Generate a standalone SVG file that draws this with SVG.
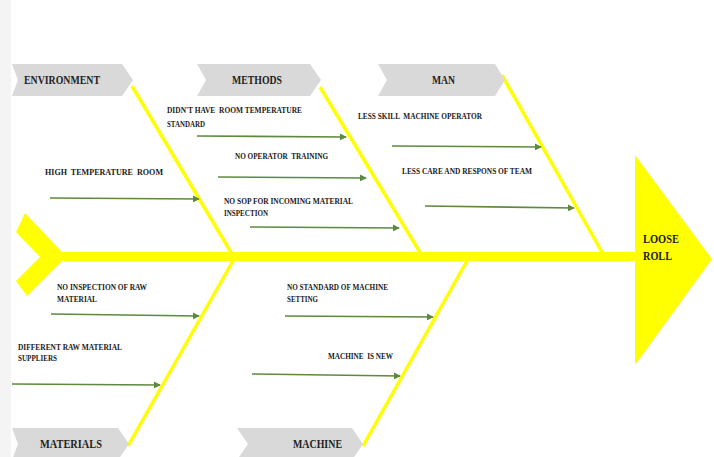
<svg xmlns="http://www.w3.org/2000/svg" width="714" height="457" viewBox="0 0 714 457">
<defs>
<style>
.chev{fill:#d9d9d9}
.hd{font-family:"Liberation Serif","Times New Roman",serif;font-weight:bold;font-size:12px;fill:#222}
.lb{font-family:"Liberation Serif","Times New Roman",serif;font-weight:bold;font-size:9px;fill:#1a1a1a;white-space:pre}
.bone{stroke:#ffff00;stroke-width:3.5;fill:none;stroke-linecap:butt}
.arr{stroke:#5d8a3e;stroke-width:1.6;fill:none;marker-end:url(#ah)}
.yl{fill:#ffff00}
</style>
<marker id="ah" viewBox="0 0 8 8" refX="7" refY="4" markerWidth="7" markerHeight="7" markerUnits="userSpaceOnUse" orient="auto">
<path d="M0,0 L8,4 L0,8 Z" fill="#5d8a3e"/>
</marker>
</defs>
<rect x="0" y="0" width="714" height="457" fill="#ffffff"/>
<rect x="0" y="0" width="11" height="457" fill="#f4f4f4"/>

<g id="spine">
<rect class="yl" x="58" y="252" width="580" height="9"/>
</g>
<g id="tail">
<polygon class="yl" points="25,213 62,252 62,261 27,296 16,281 40,257 16,232"/>
</g>
<g id="head">
<polygon class="yl" points="635,155 712,259 635,365"/>
<text class="hd" x="643" y="243" font-size="13" textLength="36" lengthAdjust="spacingAndGlyphs">LOOSE</text>
<text class="hd" x="643" y="260" font-size="13" textLength="29" lengthAdjust="spacingAndGlyphs">ROLL</text>
</g>

<g id="bones">
<line class="bone" x1="132" y1="86" x2="232" y2="254"/>
<line class="bone" x1="320" y1="87" x2="421" y2="254"/>
<line class="bone" x1="502" y1="75" x2="603" y2="254"/>
<line class="bone" x1="234" y1="259" x2="128" y2="446"/>
<line class="bone" x1="468" y1="259" x2="363" y2="446"/>
</g>

<g id="cat-environment">
<polygon class="chev" points="12,64 122,64 133,80 122,96 12,96 18,80"/>
<text class="hd" x="24" y="84" textLength="76" lengthAdjust="spacingAndGlyphs">ENVIRONMENT</text>
</g>
<g id="cat-methods">
<polygon class="chev" points="197,64 310,64 321,80 310,96 197,96 206,80"/>
<text class="hd" x="232" y="84" textLength="50" lengthAdjust="spacingAndGlyphs">METHODS</text>
</g>
<g id="cat-man">
<polygon class="chev" points="378,64 495,64 505,80 495,96 378,96 387,80"/>
<text class="hd" x="432" y="84" textLength="23" lengthAdjust="spacingAndGlyphs">MAN</text>
</g>
<g id="cat-materials">
<polygon class="chev" points="12,428 118,428 129,444 118,460 12,460 18,444"/>
<text class="hd" x="40" y="448" textLength="62" lengthAdjust="spacingAndGlyphs">MATERIALS</text>
</g>
<g id="cat-machine">
<polygon class="chev" points="237,428 352,428 363,444 352,460 237,460 248,444"/>
<text class="hd" x="293" y="448" textLength="49" lengthAdjust="spacingAndGlyphs">MACHINE</text>
</g>

<g id="cause-high-temp">
<text class="lb" x="45" y="175" font-size="10" textLength="118" lengthAdjust="spacingAndGlyphs">HIGH  TEMPERATURE  ROOM</text>
</g>
<g id="cause-room-standard">
<text class="lb" x="167" y="113" textLength="135" lengthAdjust="spacingAndGlyphs">DIDN'T HAVE  ROOM TEMPERATURE</text>
<text class="lb" x="167" y="127" textLength="38" lengthAdjust="spacingAndGlyphs">STANDARD</text>
</g>
<g id="cause-operator-training">
<text class="lb" x="235" y="159" textLength="93" lengthAdjust="spacingAndGlyphs">NO OPERATOR  TRAINING</text>
</g>
<g id="cause-no-sop">
<text class="lb" x="224" y="204" textLength="129" lengthAdjust="spacingAndGlyphs">NO SOP FOR INCOMING MATERIAL</text>
<text class="lb" x="224" y="216" textLength="44" lengthAdjust="spacingAndGlyphs">INSPECTION</text>
</g>
<g id="cause-less-skill">
<text class="lb" x="358" y="119" textLength="124" lengthAdjust="spacingAndGlyphs">LESS SKILL  MACHINE OPERATOR</text>
</g>
<g id="cause-less-care">
<text class="lb" x="402" y="174" textLength="130" lengthAdjust="spacingAndGlyphs">LESS CARE AND RESPONS OF TEAM</text>
</g>
<g id="cause-no-inspection">
<text class="lb" x="57" y="290" textLength="90" lengthAdjust="spacingAndGlyphs">NO INSPECTION OF RAW</text>
<text class="lb" x="57" y="302" textLength="40" lengthAdjust="spacingAndGlyphs">MATERIAL</text>
</g>
<g id="cause-suppliers">
<text class="lb" x="18" y="350" textLength="104" lengthAdjust="spacingAndGlyphs">DIFFERENT RAW MATERIAL</text>
<text class="lb" x="18" y="361" textLength="39" lengthAdjust="spacingAndGlyphs">SUPPLIERS</text>
</g>
<g id="cause-machine-setting">
<text class="lb" x="287" y="290" textLength="101" lengthAdjust="spacingAndGlyphs">NO STANDARD OF MACHINE</text>
<text class="lb" x="287" y="302" textLength="31" lengthAdjust="spacingAndGlyphs">SETTING</text>
</g>
<g id="cause-machine-new">
<text class="lb" x="328" y="359" textLength="65" lengthAdjust="spacingAndGlyphs">MACHINE  IS NEW</text>
</g>

<g id="connectors">
<line class="arr" x1="50" y1="198" x2="199" y2="199"/>
<line class="arr" x1="197" y1="136" x2="346" y2="137"/>
<line class="arr" x1="218" y1="177" x2="366" y2="178"/>
<line class="arr" x1="250" y1="227" x2="399" y2="228"/>
<line class="arr" x1="392" y1="146" x2="541" y2="147"/>
<line class="arr" x1="425" y1="206" x2="574" y2="208"/>
<line class="arr" x1="51" y1="314" x2="199" y2="316"/>
<line class="arr" x1="12" y1="384" x2="160" y2="385"/>
<line class="arr" x1="285" y1="316" x2="433" y2="317"/>
<line class="arr" x1="252" y1="374" x2="400" y2="376"/>
</g>
</svg>
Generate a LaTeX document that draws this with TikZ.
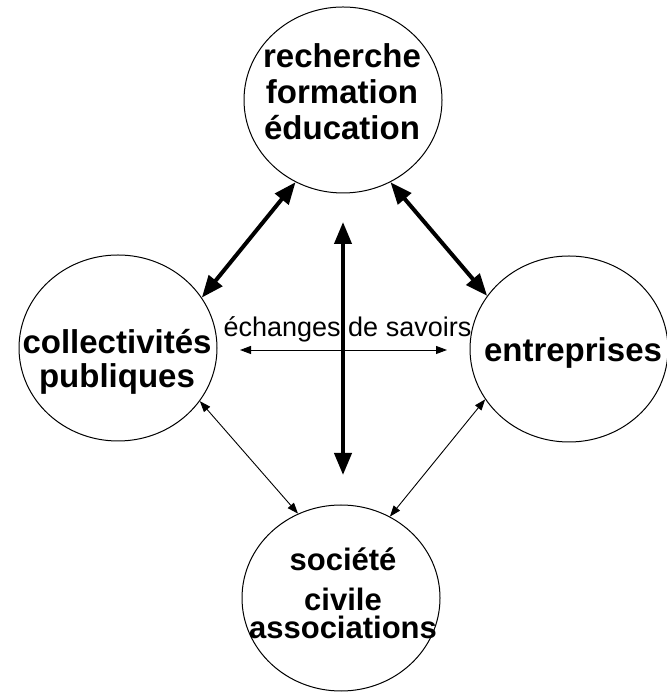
\documentclass[tikz,border=0pt]{standalone}
\usepackage{fontspec}
\setmainfont{Liberation Sans}
\usetikzlibrary{shapes.geometric,arrows.meta}
\begin{document}
\begin{tikzpicture}[x=1pt, y=1pt,
        pole/.style={draw, ellipse, line width=1pt, minimum width=198pt, minimum height=186pt, inner sep=0pt},
        poletext/.style={align=center, inner sep=0pt, font=\bfseries\fontsize{33}{36}\selectfont},
        big/.style={line width=4pt, arrows={Triangle[length=22pt,width=17pt]-Triangle[length=22pt,width=17pt]}},
        small/.style={line width=0.9pt, arrows={Triangle[length=11pt,width=8pt]-Triangle[length=11pt,width=8pt]}}]
        \useasboundingbox (0,0) rectangle (666,692);

        % the four poles
        \node[pole] (recherche) at (343,592) {};
        \node[poletext] (recherche-t) at (342,600) {recherche\\formation\\éducation};
        \node[pole] (collectivites) at (118,344) {};
        \node[poletext] (collectivites-t) at (117,330.5) {collectivités\\[-2pt]publiques};
        \node[pole] (entreprises) at (569,343) {};
        \node[poletext, anchor=base] (entreprises-t) at (573,330) {entreprises};
        \node[pole] (societe) at (341,94) {};
        \node[poletext, font=\bfseries\fontsize{31}{36}\selectfont] (societe-t) at (343,98.5) {société\\[4pt]civile\\[-8pt]associations};

        % centre
        \node[font=\fontsize{27}{30}\selectfont, anchor=base, inner sep=0pt] (savoirs) at (347.5,355) {échanges de savoirs};
        \coordinate (haut) at (343,470);
        \coordinate (bas) at (343,217);
        \coordinate (gauche) at (240,342);
        \coordinate (droite) at (447,342);

        \draw[big] (recherche.240) -- (collectivites.31);
        \draw[big] (recherche.300.6) -- (entreprises.147.6);
        \draw[small] (collectivites.327.6) -- (societe.117.6);
        \draw[small] (entreprises.211.9) -- (societe.59.4);
        \draw[big] (haut) -- (bas);
        \draw[small] (gauche) -- (droite);
    \end{tikzpicture}
\end{document}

== PROBLEM STATEMENT ==
Omit all pictures and repeat exactly the lines from the one containing "Generate a LaTeX" through the one containing "(0,0) rectangle (666,692);", ends included, with nothing added.

== ANSWER TO THIS TASK ==
Generate a LaTeX document that draws this with TikZ.
\documentclass[tikz,border=0pt]{standalone}
\usepackage{fontspec}
\setmainfont{Liberation Sans}
\usetikzlibrary{shapes.geometric,arrows.meta}
\begin{document}
\begin{tikzpicture}[x=1pt, y=1pt,
        pole/.style={draw, ellipse, line width=1pt, minimum width=198pt, minimum height=186pt, inner sep=0pt},
        poletext/.style={align=center, inner sep=0pt, font=\bfseries\fontsize{33}{36}\selectfont},
        big/.style={line width=4pt, arrows={Triangle[length=22pt,width=17pt]-Triangle[length=22pt,width=17pt]}},
        small/.style={line width=0.9pt, arrows={Triangle[length=11pt,width=8pt]-Triangle[length=11pt,width=8pt]}}]
        \useasboundingbox (0,0) rectangle (666,692);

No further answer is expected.